Wo beginnt und wo endet die Demokratie?
Von PETER KNECHTLI
Mit seinem Ausspruch, der erbitterte Kampf um die Zollfreistrasse an der Landesgrenze in Riehen sei "ein gutes Beispiel für demokratische Kultur", ja ein politischer "Kultur-Kampf" hat Besetzer Martin Vosseler in ein Wespennest gestochen.
Wir haben uns an den skeptischen Reflex gewöhnt, wenn "die Demokratie" in die Waagschale des sachpolitischen Diskurses geworfen wird. Wer mit "Demokratie" argumentiert, beansprucht nicht selten besonders edle Motive, bloss um schiere Eigeninteressen zu kaschieren. Denn das Demokratie-Verständnis gibt es nicht.
Im Streit um die Zollfreistrasse zeigt sich dies mit besonderer Deutlichkeit, auch wenn wir Martin Vosseler uneingeschränkt gemeinnützige Absicht attestieren: Was die einen als beispielhafte Demokratie-Lektion preisen, empfinden andere, die genauso auf demokratischen Anspruch pochen, als pure Zwängerei.
Indes fällt auf der links-grünen Seite, in früheren Jahrzehnten mehr an den sozialistischen Theorien als an der pragmatischen Praxis orientiert, das heutige Theorie-Defizit auf. Wo ist das Argumentarium nachzulesen, das die Verhinderung eines rechtskräftigen Bauprojekts auf der Basis eines Staatsvertrags demokratisch legitimiert? Wer erklärt den Bürgerinnen und Bürgern die Logik eines sich selbst entwertenden Staatsvertrags? Und wo liegt die Zäsur, wo Widerstand demokratische Pflicht wird. Auch wenn die Zerstörung einer Landschafts-Idylle nicht in Worten und Werten gemessen werden kann wie eine potenzielle radioaktive Bedrohung - hier ist es im Lager der Umweltschützer auffällig ruhig, geradezu schon unheimlich still.
Doch nicht nur die Strassengegner sind in der Klemme. Auch die Befürworter haben ein Problem: Wie sollen sie den Bürgerinnen und Bürgern plausibel machen, dass Demokratie letztlich auch darin besteht, ein Dummheit zu begehen, nur weil sie formell korrekt beschlossen wurde. Denn darüber besteht kein Zweifel: Das Projekt aus den siebziger Jahren erhielte heute in dieser Form nie und nimmer das behördliche Plazet.
Der Aufstand von Kaiseraugst war in gewissem Sinn eine Parallele: Er brachte ein Projekt zum Stillstand, das über eine rechtskräftige Bewilligung verfügte.

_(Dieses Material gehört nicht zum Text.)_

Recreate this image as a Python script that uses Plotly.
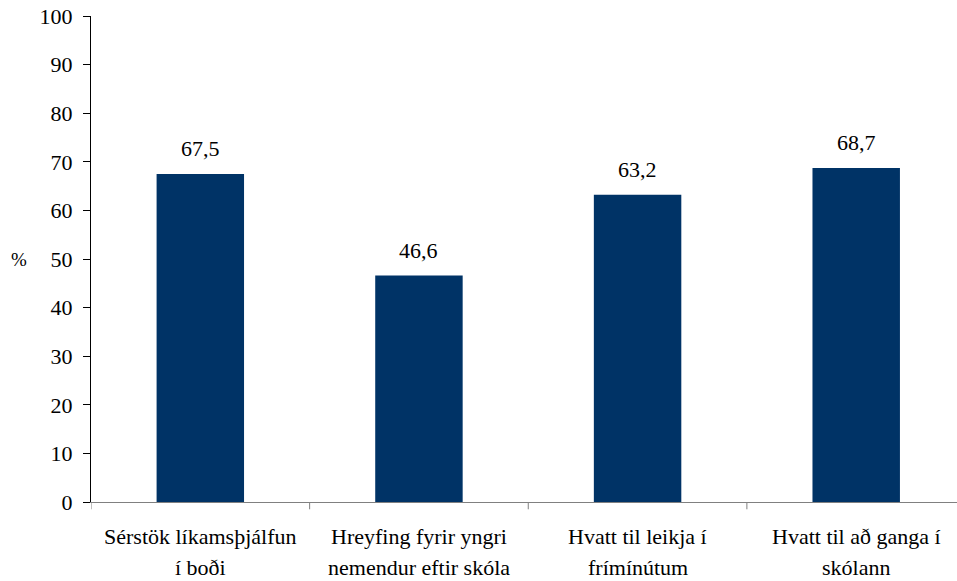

Und weder hat die Demokratie schweizerischer Prägung irgend einen Schaden genommen noch liesse sich heute behaupten, der Verzicht auf das Atomkraftwerk habe in der Region Basel traumatische Folgen hinterlassen.
Tatsache ist: Die Zollfreistrasse wäre nicht der Weltuntergang, sie brächte in beschränktem Mass eine örtliche Entlastung. Aber die Strasse hat, das lässt sich nicht wegdiskutieren, andernorts ihren Preis und sie belastet bisher kaum berührte Gebiete. Letztlich ein Nullsummenspiel. Dass inoffiziell eine Mehrheit der sieben Basler Regierungsräte das Projekt für einen Anachronismus hält, spricht für sich.
In diesem realpolitischen Ernstfall ist von grenzüberschreitender Verständigung oder gar Regio-Solidarität nicht mehr viel zu spüren. Deutschland kann bürokratisch korrekt auf Vertrags-Erfüllung beharren. Und den gewählten Lokalpolitikern sind die Wählerinnen und Wähler näher als Riehemer Ufergehölz. Auf schweizerischer Seite kann höchstens eine aktuelle Pulsmessung noch an der verfahrenen Lage etwas ändern: Wenn eine Massenmobilisierung gelingt, die dokumentiert, dass Volksherrschaft auch jenseits eines angejahrten Staatsvertrags lebt. Gelingt die Mobilisierung nicht, muss vollstreckt werden, was dereinst wohl als "realpolitischer Zwang" bedauert werden wird.